##### Information shown
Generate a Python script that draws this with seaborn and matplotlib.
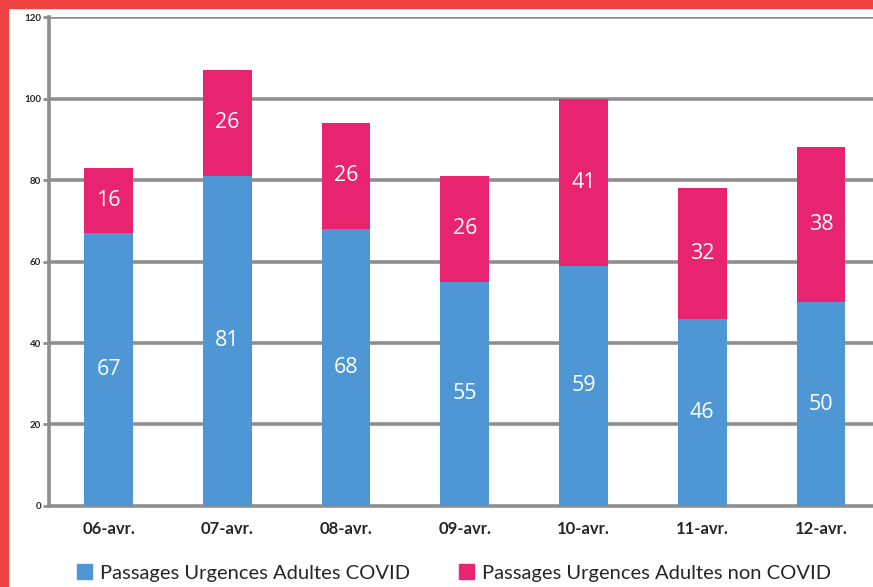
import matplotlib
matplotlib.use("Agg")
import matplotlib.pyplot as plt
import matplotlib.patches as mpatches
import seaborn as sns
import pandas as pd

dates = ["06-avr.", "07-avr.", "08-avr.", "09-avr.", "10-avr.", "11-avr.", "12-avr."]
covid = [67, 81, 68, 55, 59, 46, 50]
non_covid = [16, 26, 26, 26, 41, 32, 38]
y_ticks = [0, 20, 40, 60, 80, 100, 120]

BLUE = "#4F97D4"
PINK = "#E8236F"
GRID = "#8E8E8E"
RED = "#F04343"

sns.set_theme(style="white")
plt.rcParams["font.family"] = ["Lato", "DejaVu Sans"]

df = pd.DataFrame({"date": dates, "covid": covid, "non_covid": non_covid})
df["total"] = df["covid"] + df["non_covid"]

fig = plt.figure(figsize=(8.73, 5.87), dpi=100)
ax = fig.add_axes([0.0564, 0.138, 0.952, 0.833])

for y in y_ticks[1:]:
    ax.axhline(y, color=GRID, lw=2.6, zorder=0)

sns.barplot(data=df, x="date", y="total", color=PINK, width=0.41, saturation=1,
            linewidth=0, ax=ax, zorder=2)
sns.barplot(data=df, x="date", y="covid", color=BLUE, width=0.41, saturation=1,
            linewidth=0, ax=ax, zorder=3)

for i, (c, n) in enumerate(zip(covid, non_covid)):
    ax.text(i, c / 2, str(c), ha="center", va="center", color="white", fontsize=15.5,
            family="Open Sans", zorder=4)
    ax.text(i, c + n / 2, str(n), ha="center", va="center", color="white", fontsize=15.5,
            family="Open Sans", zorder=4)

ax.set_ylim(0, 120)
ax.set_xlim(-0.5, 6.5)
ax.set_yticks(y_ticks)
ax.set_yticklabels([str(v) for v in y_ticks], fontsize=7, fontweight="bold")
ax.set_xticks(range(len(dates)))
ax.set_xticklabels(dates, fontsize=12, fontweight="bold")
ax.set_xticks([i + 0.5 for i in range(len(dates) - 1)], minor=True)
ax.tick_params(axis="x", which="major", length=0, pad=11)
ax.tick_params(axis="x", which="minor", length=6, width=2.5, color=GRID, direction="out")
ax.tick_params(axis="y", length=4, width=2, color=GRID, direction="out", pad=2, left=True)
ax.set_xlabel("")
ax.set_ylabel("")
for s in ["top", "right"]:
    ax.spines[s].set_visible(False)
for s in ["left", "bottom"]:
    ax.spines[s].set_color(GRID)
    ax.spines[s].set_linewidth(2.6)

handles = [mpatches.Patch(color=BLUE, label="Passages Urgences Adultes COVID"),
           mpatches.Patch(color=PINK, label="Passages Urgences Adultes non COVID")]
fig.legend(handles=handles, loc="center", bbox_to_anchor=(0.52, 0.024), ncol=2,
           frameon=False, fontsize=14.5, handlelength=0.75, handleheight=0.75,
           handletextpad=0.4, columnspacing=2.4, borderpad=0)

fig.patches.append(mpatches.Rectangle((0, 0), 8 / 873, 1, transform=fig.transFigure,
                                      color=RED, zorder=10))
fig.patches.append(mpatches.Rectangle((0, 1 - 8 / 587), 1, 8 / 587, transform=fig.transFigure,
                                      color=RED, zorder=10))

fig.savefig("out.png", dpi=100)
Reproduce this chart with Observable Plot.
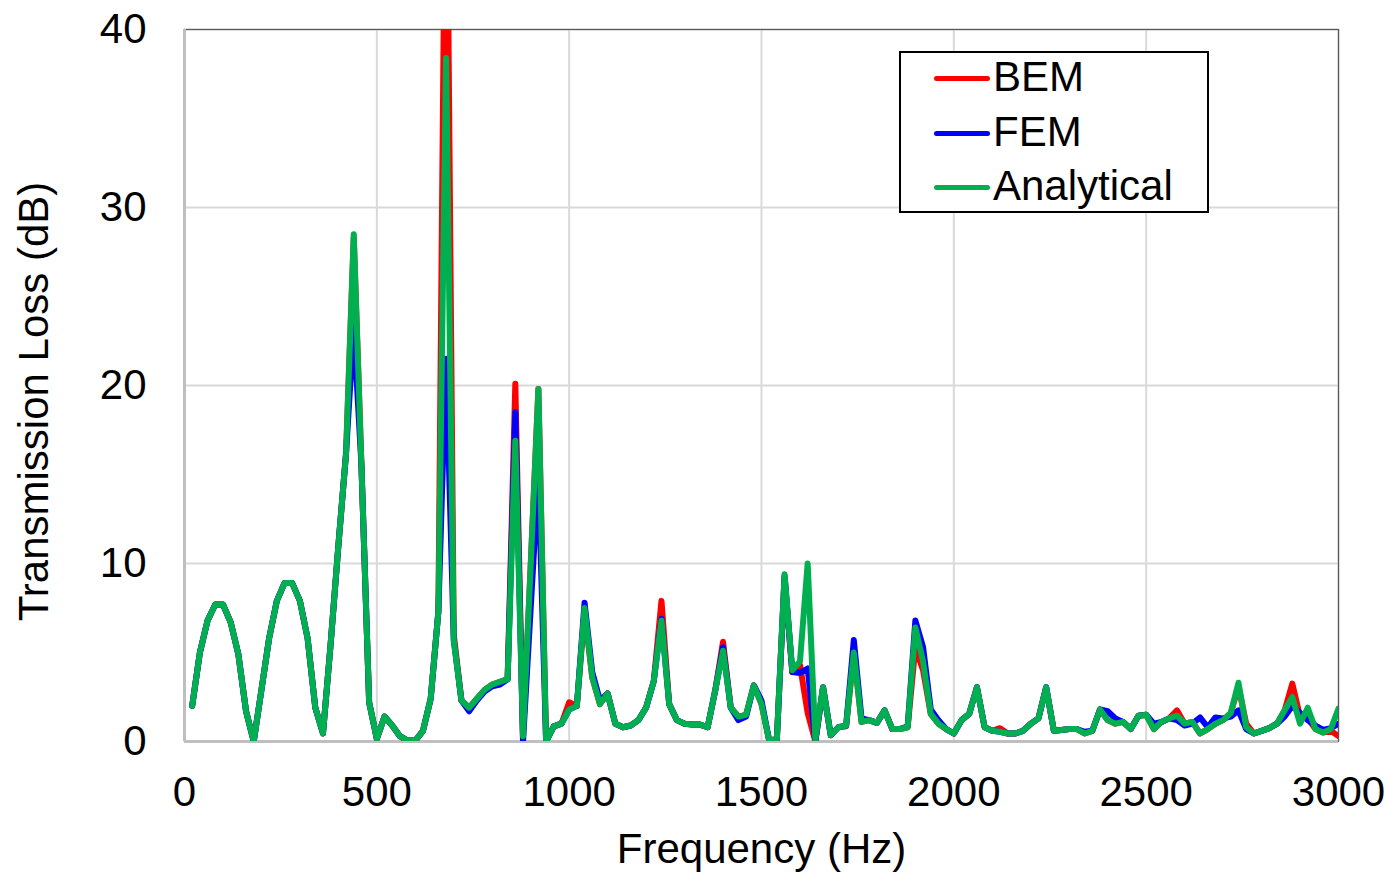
##########
**Short task**
Quote the full listing above word for word; exclude every picture from the copy.

**Result of this exercise**
Generate a Python script that draws this with seaborn and matplotlib.
import matplotlib
matplotlib.use("Agg")
import matplotlib.pyplot as plt
import matplotlib.patches as mpatches
import seaborn as sns
import pandas as pd

dates = ["06-avr.", "07-avr.", "08-avr.", "09-avr.", "10-avr.", "11-avr.", "12-avr."]
covid = [67, 81, 68, 55, 59, 46, 50]
non_covid = [16, 26, 26, 26, 41, 32, 38]
y_ticks = [0, 20, 40, 60, 80, 100, 120]

BLUE = "#4F97D4"
PINK = "#E8236F"
GRID = "#8E8E8E"
RED = "#F04343"

sns.set_theme(style="white")
plt.rcParams["font.family"] = ["Lato", "DejaVu Sans"]

df = pd.DataFrame({"date": dates, "covid": covid, "non_covid": non_covid})
df["total"] = df["covid"] + df["non_covid"]

fig = plt.figure(figsize=(8.73, 5.87), dpi=100)
ax = fig.add_axes([0.0564, 0.138, 0.952, 0.833])

for y in y_ticks[1:]:
    ax.axhline(y, color=GRID, lw=2.6, zorder=0)

sns.barplot(data=df, x="date", y="total", color=PINK, width=0.41, saturation=1,
            linewidth=0, ax=ax, zorder=2)
sns.barplot(data=df, x="date", y="covid", color=BLUE, width=0.41, saturation=1,
            linewidth=0, ax=ax, zorder=3)

for i, (c, n) in enumerate(zip(covid, non_covid)):
    ax.text(i, c / 2, str(c), ha="center", va="center", color="white", fontsize=15.5,
            family="Open Sans", zorder=4)
    ax.text(i, c + n / 2, str(n), ha="center", va="center", color="white", fontsize=15.5,
            family="Open Sans", zorder=4)

ax.set_ylim(0, 120)
ax.set_xlim(-0.5, 6.5)
ax.set_yticks(y_ticks)
ax.set_yticklabels([str(v) for v in y_ticks], fontsize=7, fontweight="bold")
ax.set_xticks(range(len(dates)))
ax.set_xticklabels(dates, fontsize=12, fontweight="bold")
ax.set_xticks([i + 0.5 for i in range(len(dates) - 1)], minor=True)
ax.tick_params(axis="x", which="major", length=0, pad=11)
ax.tick_params(axis="x", which="minor", length=6, width=2.5, color=GRID, direction="out")
ax.tick_params(axis="y", length=4, width=2, color=GRID, direction="out", pad=2, left=True)
ax.set_xlabel("")
ax.set_ylabel("")
for s in ["top", "right"]:
    ax.spines[s].set_visible(False)
for s in ["left", "bottom"]:
    ax.spines[s].set_color(GRID)
    ax.spines[s].set_linewidth(2.6)

handles = [mpatches.Patch(color=BLUE, label="Passages Urgences Adultes COVID"),
           mpatches.Patch(color=PINK, label="Passages Urgences Adultes non COVID")]
fig.legend(handles=handles, loc="center", bbox_to_anchor=(0.52, 0.024), ncol=2,
           frameon=False, fontsize=14.5, handlelength=0.75, handleheight=0.75,
           handletextpad=0.4, columnspacing=2.4, borderpad=0)

fig.patches.append(mpatches.Rectangle((0, 0), 8 / 873, 1, transform=fig.transFigure,
                                      color=RED, zorder=10))
fig.patches.append(mpatches.Rectangle((0, 1 - 8 / 587), 1, 8 / 587, transform=fig.transFigure,
                                      color=RED, zorder=10))

fig.savefig("out.png", dpi=100)
Reproduce this chart with Observable Plot.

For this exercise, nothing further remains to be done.